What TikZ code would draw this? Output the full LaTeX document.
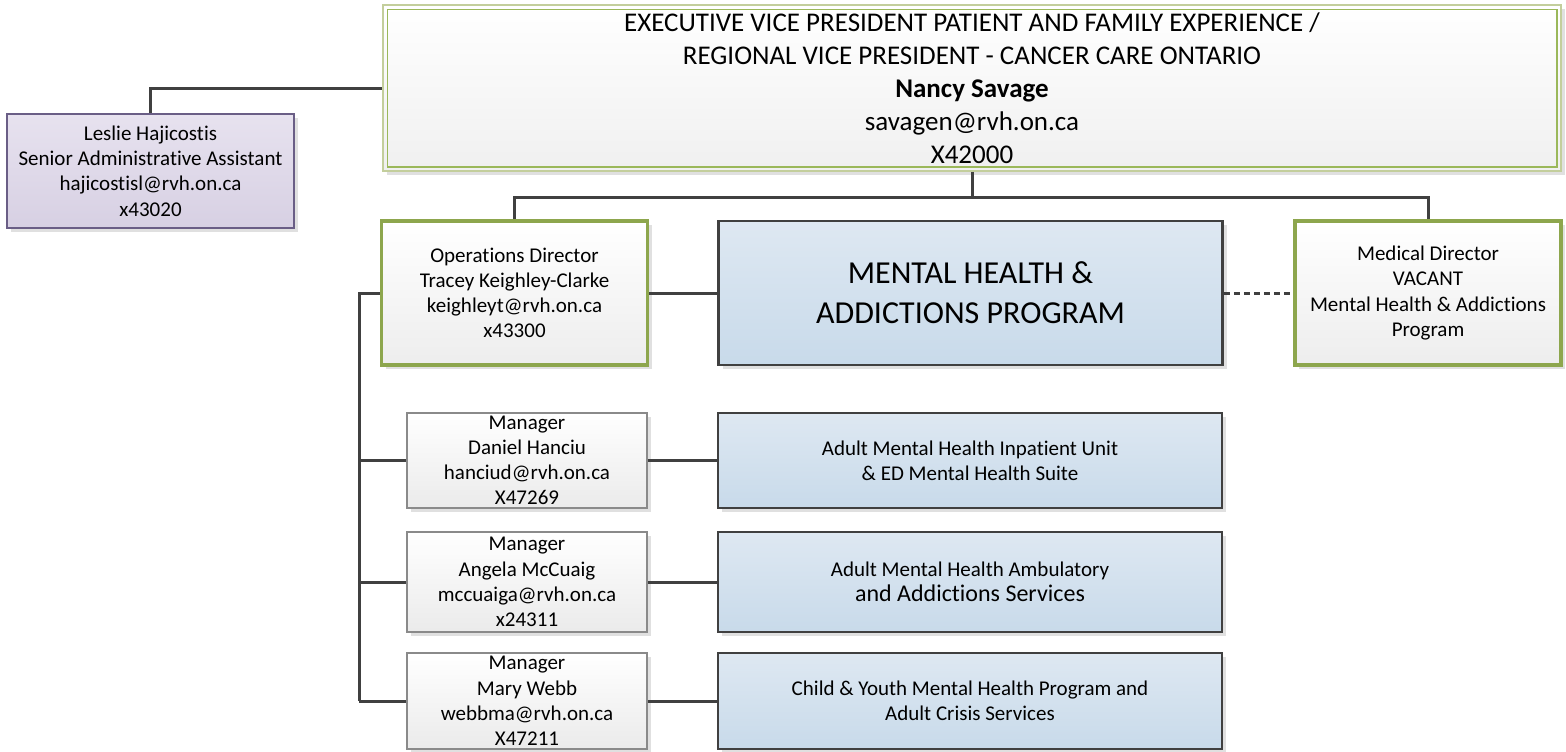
\documentclass[tikz,border=0pt]{standalone}
\usepackage{fontspec}
\setmainfont{Carlito}[Ligatures=NoCommon]
\usepackage{xcolor}
\usepackage{tikz}
\usetikzlibrary{shadows}

\definecolor{lineclr}{HTML}{404040}
\definecolor{evpline}{HTML}{C3CE9C}
\definecolor{evpinner}{HTML}{9BB85A}
\definecolor{dirline}{HTML}{8DA64D}
\definecolor{progtop}{HTML}{DEE8F2}
\definecolor{progbot}{HTML}{C8DAEA}
\definecolor{admtop}{HTML}{E7E2EF}
\definecolor{admbot}{HTML}{D7D0E3}
\definecolor{admline}{HTML}{6A5E86}
\definecolor{mgrline}{HTML}{8A8A8A}

\tikzset{
    boxshadow/.style={drop shadow={shadow xshift=2pt,shadow yshift=-2pt,fill=black!12,opacity=1}},
    basebox/.style={rectangle,inner sep=0pt,align=center,boxshadow,
        font=\fontsize{10.5}{12.6}\selectfont},
    evpbox/.style={basebox,draw=evpline,line width=0.9pt,top color=white,bottom color=black!6,
        minimum width=589pt,minimum height=83pt,font=\fontsize{13.5}{16.5}\selectfont},
    dirbox/.style={basebox,draw=dirline,line width=1.7pt,top color=white,bottom color=black!7,
        minimum width=133pt,minimum height=72pt},
    progbox/.style={basebox,draw=lineclr,line width=1.4pt,top color=progtop,bottom color=progbot,
        minimum width=252pt},
    mgrbox/.style={basebox,draw=mgrline,line width=0.8pt,top color=white,bottom color=black!8,
        minimum width=120pt},
    admbox/.style={basebox,draw=admline,line width=0.8pt,top color=admtop,bottom color=admbot,
        minimum width=143.5pt,minimum height=57pt},
    conn/.style={draw=lineclr,line width=1.5pt},
}

\begin{document}
\begin{tikzpicture}[x=0.5pt,y=-0.5pt]
    % \draw[help lines] grid (1566,751);
    \useasboundingbox (0,0) rectangle (1566,751);

    % Executive
    \node[evpbox] (evp) at (972,88) {EXECUTIVE VICE PRESIDENT PATIENT AND FAMILY EXPERIENCE /\\
        REGIONAL VICE PRESIDENT - CANCER CARE ONTARIO\\
        \textbf{Nancy Savage}\\savagen@rvh.on.ca\\X42000};
    \draw[evpinner,line width=0.6pt] ([shift={(5,5)}]evp.north west) rectangle ([shift={(-5,-5)}]evp.south east);

    % Assistant
    \node[admbox] (adm) at (150.5,171) {Leslie Hajicostis\\Senior Administrative Assistant\\
        hajicostisl@rvh.on.ca\\x43020};

    % Directors and program
    \node[dirbox] (ops) at (514.5,293) {Operations Director\\Tracey Keighley-Clarke\\
        keighleyt@rvh.on.ca\\x43300};
    \node[progbox,minimum height=72pt,font=\fontsize{16}{20}\selectfont] (prog) at (970.5,293)
        {MENTAL HEALTH \&\\ADDICTIONS PROGRAM};
    \node[dirbox] (med) at (1428,293) {Medical Director\\VACANT\\
        Mental Health \& Addictions\\Program};

    % Connectors from top
    \coordinate (bus) at (972,197);
    \coordinate (spine) at (359,293);
    \draw[conn] (evp.south) -- (bus);
    \draw[conn] (ops.north) |- (bus) -| (med.north);
    \draw[conn] (adm.north) |- (evp.west);
    \draw[conn] (ops.east) -- (prog.west);
    \draw[conn,dash pattern=on 3pt off 2pt] (prog.east) -- (med.west);

    % Managers and services
    \foreach \i / \y / \hgt / \mgr / \svc in {
        1/460.5/47.5pt/{Manager\\Daniel Hanciu\\hanciud@rvh.on.ca\\X47269}/{Adult Mental Health Inpatient Unit\\\& ED Mental Health Suite},
        2/582/50pt/{Manager\\Angela McCuaig\\mccuaiga@rvh.on.ca\\x24311}/{Adult Mental Health Ambulatory\\{\fontsize{12}{14.5}\selectfont and Addictions Services}},
        3/701/48pt/{Manager\\Mary Webb\\webbma@rvh.on.ca\\X47211}/{Child \& Youth Mental Health Program and\\Adult Crisis Services}} {

        \node[mgrbox,minimum height=\hgt] (mgr\i) at (527,\y) {\mgr};
        \node[progbox,minimum height=\hgt] (svc\i) at (970,\y) {\svc};
        \draw[conn] (mgr\i.east) -- (svc\i.west);
    }

    % Spine
    \coordinate (spinebot) at (359,701);
    \draw[conn] (ops.west) -| (spinebot);
    \foreach \i in {1,2,3} {
        \draw[conn] (mgr\i.west) -- (mgr\i.west -| spine);
    }

\end{tikzpicture}
\end{document}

------------

- _What you need to do_: Make an exact copy of all the material, but keep the pictures out of it.

- _Answer in full_:
What TikZ code would draw this? Output the full LaTeX document.
\documentclass[tikz,border=0pt]{standalone}
\usepackage{fontspec}
\setmainfont{Carlito}[Ligatures=NoCommon]
\usepackage{xcolor}
\usepackage{tikz}
\usetikzlibrary{shadows}

\definecolor{lineclr}{HTML}{404040}
\definecolor{evpline}{HTML}{C3CE9C}
\definecolor{evpinner}{HTML}{9BB85A}
\definecolor{dirline}{HTML}{8DA64D}
\definecolor{progtop}{HTML}{DEE8F2}
\definecolor{progbot}{HTML}{C8DAEA}
\definecolor{admtop}{HTML}{E7E2EF}
\definecolor{admbot}{HTML}{D7D0E3}
\definecolor{admline}{HTML}{6A5E86}
\definecolor{mgrline}{HTML}{8A8A8A}

\tikzset{
    boxshadow/.style={drop shadow={shadow xshift=2pt,shadow yshift=-2pt,fill=black!12,opacity=1}},
    basebox/.style={rectangle,inner sep=0pt,align=center,boxshadow,
        font=\fontsize{10.5}{12.6}\selectfont},
    evpbox/.style={basebox,draw=evpline,line width=0.9pt,top color=white,bottom color=black!6,
        minimum width=589pt,minimum height=83pt,font=\fontsize{13.5}{16.5}\selectfont},
    dirbox/.style={basebox,draw=dirline,line width=1.7pt,top color=white,bottom color=black!7,
        minimum width=133pt,minimum height=72pt},
    progbox/.style={basebox,draw=lineclr,line width=1.4pt,top color=progtop,bottom color=progbot,
        minimum width=252pt},
    mgrbox/.style={basebox,draw=mgrline,line width=0.8pt,top color=white,bottom color=black!8,
        minimum width=120pt},
    admbox/.style={basebox,draw=admline,line width=0.8pt,top color=admtop,bottom color=admbot,
        minimum width=143.5pt,minimum height=57pt},
    conn/.style={draw=lineclr,line width=1.5pt},
}

\begin{document}
\begin{tikzpicture}[x=0.5pt,y=-0.5pt]
    % \draw[help lines] grid (1566,751);
    \useasboundingbox (0,0) rectangle (1566,751);

    % Executive
    \node[evpbox] (evp) at (972,88) {EXECUTIVE VICE PRESIDENT PATIENT AND FAMILY EXPERIENCE /\\
        REGIONAL VICE PRESIDENT - CANCER CARE ONTARIO\\
        \textbf{Nancy Savage}\\savagen@rvh.on.ca\\X42000};
    \draw[evpinner,line width=0.6pt] ([shift={(5,5)}]evp.north west) rectangle ([shift={(-5,-5)}]evp.south east);

    % Assistant
    \node[admbox] (adm) at (150.5,171) {Leslie Hajicostis\\Senior Administrative Assistant\\
        hajicostisl@rvh.on.ca\\x43020};

    % Directors and program
    \node[dirbox] (ops) at (514.5,293) {Operations Director\\Tracey Keighley-Clarke\\
        keighleyt@rvh.on.ca\\x43300};
    \node[progbox,minimum height=72pt,font=\fontsize{16}{20}\selectfont] (prog) at (970.5,293)
        {MENTAL HEALTH \&\\ADDICTIONS PROGRAM};
    \node[dirbox] (med) at (1428,293) {Medical Director\\VACANT\\
        Mental Health \& Addictions\\Program};

    % Connectors from top
    \coordinate (bus) at (972,197);
    \coordinate (spine) at (359,293);
    \draw[conn] (evp.south) -- (bus);
    \draw[conn] (ops.north) |- (bus) -| (med.north);
    \draw[conn] (adm.north) |- (evp.west);
    \draw[conn] (ops.east) -- (prog.west);
    \draw[conn,dash pattern=on 3pt off 2pt] (prog.east) -- (med.west);

    % Managers and services
    \foreach \i / \y / \hgt / \mgr / \svc in {
        1/460.5/47.5pt/{Manager\\Daniel Hanciu\\hanciud@rvh.on.ca\\X47269}/{Adult Mental Health Inpatient Unit\\\& ED Mental Health Suite},
        2/582/50pt/{Manager\\Angela McCuaig\\mccuaiga@rvh.on.ca\\x24311}/{Adult Mental Health Ambulatory\\{\fontsize{12}{14.5}\selectfont and Addictions Services}},
        3/701/48pt/{Manager\\Mary Webb\\webbma@rvh.on.ca\\X47211}/{Child \& Youth Mental Health Program and\\Adult Crisis Services}} {

        \node[mgrbox,minimum height=\hgt] (mgr\i) at (527,\y) {\mgr};
        \node[progbox,minimum height=\hgt] (svc\i) at (970,\y) {\svc};
        \draw[conn] (mgr\i.east) -- (svc\i.west);
    }

    % Spine
    \coordinate (spinebot) at (359,701);
    \draw[conn] (ops.west) -| (spinebot);
    \foreach \i in {1,2,3} {
        \draw[conn] (mgr\i.west) -- (mgr\i.west -| spine);
    }

\end{tikzpicture}
\end{document}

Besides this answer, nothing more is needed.